TASK BRIEF:
All the data below goes into the copy word for word, but the pictures don't.

═════ COLLECTED MATERIAL

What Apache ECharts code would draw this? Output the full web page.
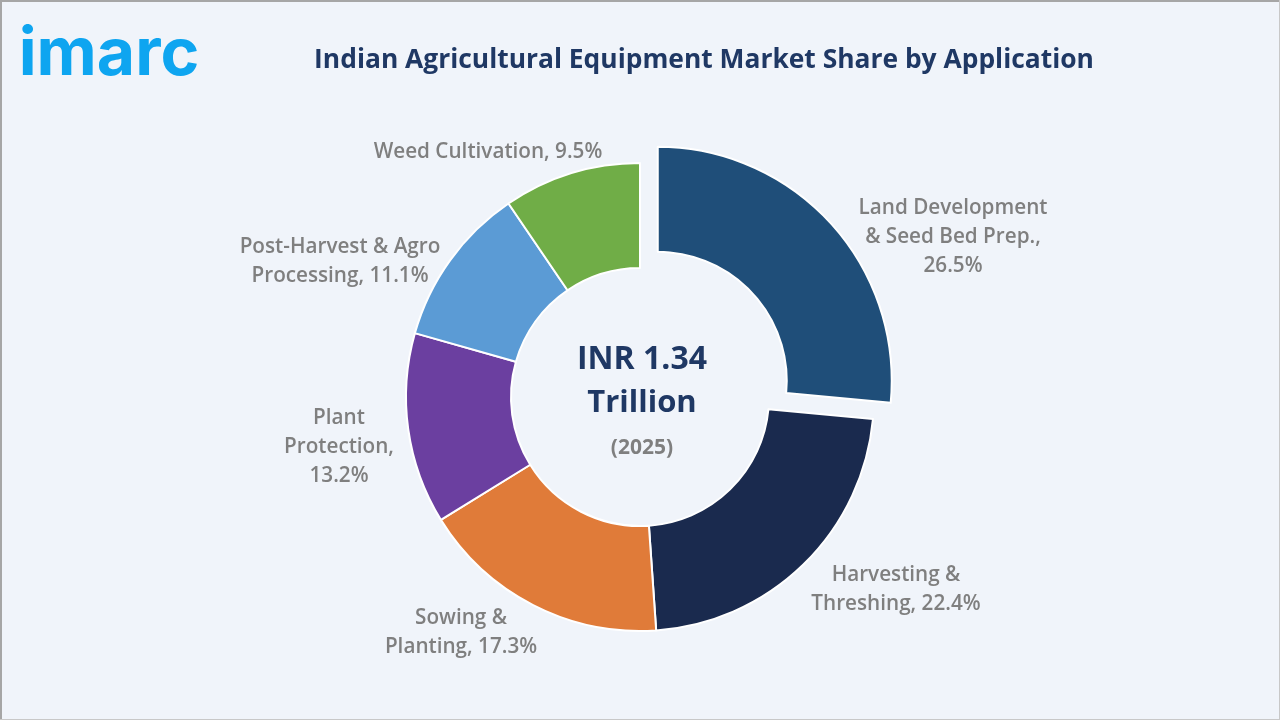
<!DOCTYPE html>
<html><head><meta charset="utf-8">
<style>html,body{margin:0;padding:0;background:#f0f4fa}#c{width:1280px;height:720px}</style>
<script src="https://cdn.jsdelivr.net/npm/echarts@6/dist/echarts.min.js"></script>
</head><body><div id="c"></div>
<script>
const categories = ["Land Development\n& Seed Bed Prep.,\n","Harvesting &\nThreshing, ","Sowing &\nPlanting, ","Plant\nProtection,\n","Post-Harvest & Agro\nProcessing, ","Weed Cultivation, "];
const shares = [26.5,22.4,17.3,13.2,11.1,9.5];
const colours = ["#1f4e79","#1a2a4e","#e07b39","#6b3fa0","#5b9bd5","#70ad47"];
const labelCentres = [[953,237],[896,590],[461,633],[339,447],[340,262],[488,152]];
const FONT = '"Open Sans", sans-serif';
const labelTexts = categories.map((n,i)=>({
  type:'text',x:labelCentres[i][0],y:labelCentres[i][1],silent:true,z:10,
  style:{text:n+shares[i].toFixed(1)+'%',font:'600 20.7px '+FONT,lineHeight:29,fill:'#7f7f7f',align:'center',verticalAlign:'middle'}
}));
const chart = echarts.init(document.getElementById('c'),null,{renderer:'canvas'});
chart.setOption({
  animation:false,
  backgroundColor:'#f0f4fa',
  graphic:[
    {type:'rect',shape:{x:0,y:0,width:1280,height:2},style:{fill:'#a6a6a6'},silent:true},
    {type:'rect',shape:{x:0,y:0,width:2,height:720},style:{fill:'#a6a6a6'},silent:true},
    {type:'rect',shape:{x:1279,y:0,width:1,height:720},style:{fill:'#c8c8c8'},silent:true},
    {type:'rect',shape:{x:0,y:719,width:1280,height:1},style:{fill:'#c8c8c8'},silent:true},
    {type:'text',x:109,y:55,style:{text:'imarc',font:'700 66px "Inter", sans-serif',fill:'#0ea5f0',align:'center',verticalAlign:'middle'}},
    {type:'text',x:704,y:60,style:{text:'Indian Agricultural Equipment Market Share by Application',font:'700 26.4px '+FONT,fill:'#1f3864',align:'center',verticalAlign:'middle'}},
    {type:'text',x:642,y:360,style:{text:'INR 1.34',font:'700 32px '+FONT,fill:'#1f3864',align:'center',verticalAlign:'middle'}},
    {type:'text',x:642,y:403,style:{text:'Trillion',font:'700 31px '+FONT,fill:'#1f3864',align:'center',verticalAlign:'middle'}},
    {type:'text',x:642,y:448,style:{text:'(2025)',font:'700 21px '+FONT,fill:'#7f7f7f',align:'center',verticalAlign:'middle'}}
  ].concat(labelTexts),
  series:[{
    type:'pie',
    center:[640,397],
    radius:[129,234],
    startAngle:90,
    clockwise:true,
    selectedMode:'multiple',
    selectedOffset:24,
    avoidLabelOverlap:false,
    itemStyle:{borderColor:'#ffffff',borderWidth:2},
    label:{show:false},
    labelLine:{show:false},
    data:categories.map((n,i)=>({name:n,value:shares[i],selected:i===0,itemStyle:{color:colours[i]}}))
  }]
});
</script></body></html>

══════════

EXERCISE RESPONSE:
What Apache ECharts code would draw this? Output the full web page.
<!DOCTYPE html>
<html><head><meta charset="utf-8">
<style>html,body{margin:0;padding:0;background:#f0f4fa}#c{width:1280px;height:720px}</style>
<script src="https://cdn.jsdelivr.net/npm/echarts@6/dist/echarts.min.js"></script>
</head><body><div id="c"></div>
<script>
const categories = ["Land Development\n& Seed Bed Prep.,\n","Harvesting &\nThreshing, ","Sowing &\nPlanting, ","Plant\nProtection,\n","Post-Harvest & Agro\nProcessing, ","Weed Cultivation, "];
const shares = [26.5,22.4,17.3,13.2,11.1,9.5];
const colours = ["#1f4e79","#1a2a4e","#e07b39","#6b3fa0","#5b9bd5","#70ad47"];
const labelCentres = [[953,237],[896,590],[461,633],[339,447],[340,262],[488,152]];
const FONT = '"Open Sans", sans-serif';
const labelTexts = categories.map((n,i)=>({
  type:'text',x:labelCentres[i][0],y:labelCentres[i][1],silent:true,z:10,
  style:{text:n+shares[i].toFixed(1)+'%',font:'600 20.7px '+FONT,lineHeight:29,fill:'#7f7f7f',align:'center',verticalAlign:'middle'}
}));
const chart = echarts.init(document.getElementById('c'),null,{renderer:'canvas'});
chart.setOption({
  animation:false,
  backgroundColor:'#f0f4fa',
  graphic:[
    {type:'rect',shape:{x:0,y:0,width:1280,height:2},style:{fill:'#a6a6a6'},silent:true},
    {type:'rect',shape:{x:0,y:0,width:2,height:720},style:{fill:'#a6a6a6'},silent:true},
    {type:'rect',shape:{x:1279,y:0,width:1,height:720},style:{fill:'#c8c8c8'},silent:true},
    {type:'rect',shape:{x:0,y:719,width:1280,height:1},style:{fill:'#c8c8c8'},silent:true},
    {type:'text',x:109,y:55,style:{text:'imarc',font:'700 66px "Inter", sans-serif',fill:'#0ea5f0',align:'center',verticalAlign:'middle'}},
    {type:'text',x:704,y:60,style:{text:'Indian Agricultural Equipment Market Share by Application',font:'700 26.4px '+FONT,fill:'#1f3864',align:'center',verticalAlign:'middle'}},
    {type:'text',x:642,y:360,style:{text:'INR 1.34',font:'700 32px '+FONT,fill:'#1f3864',align:'center',verticalAlign:'middle'}},
    {type:'text',x:642,y:403,style:{text:'Trillion',font:'700 31px '+FONT,fill:'#1f3864',align:'center',verticalAlign:'middle'}},
    {type:'text',x:642,y:448,style:{text:'(2025)',font:'700 21px '+FONT,fill:'#7f7f7f',align:'center',verticalAlign:'middle'}}
  ].concat(labelTexts),
  series:[{
    type:'pie',
    center:[640,397],
    radius:[129,234],
    startAngle:90,
    clockwise:true,
    selectedMode:'multiple',
    selectedOffset:24,
    avoidLabelOverlap:false,
    itemStyle:{borderColor:'#ffffff',borderWidth:2},
    label:{show:false},
    labelLine:{show:false},
    data:categories.map((n,i)=>({name:n,value:shares[i],selected:i===0,itemStyle:{color:colours[i]}}))
  }]
});
</script></body></html>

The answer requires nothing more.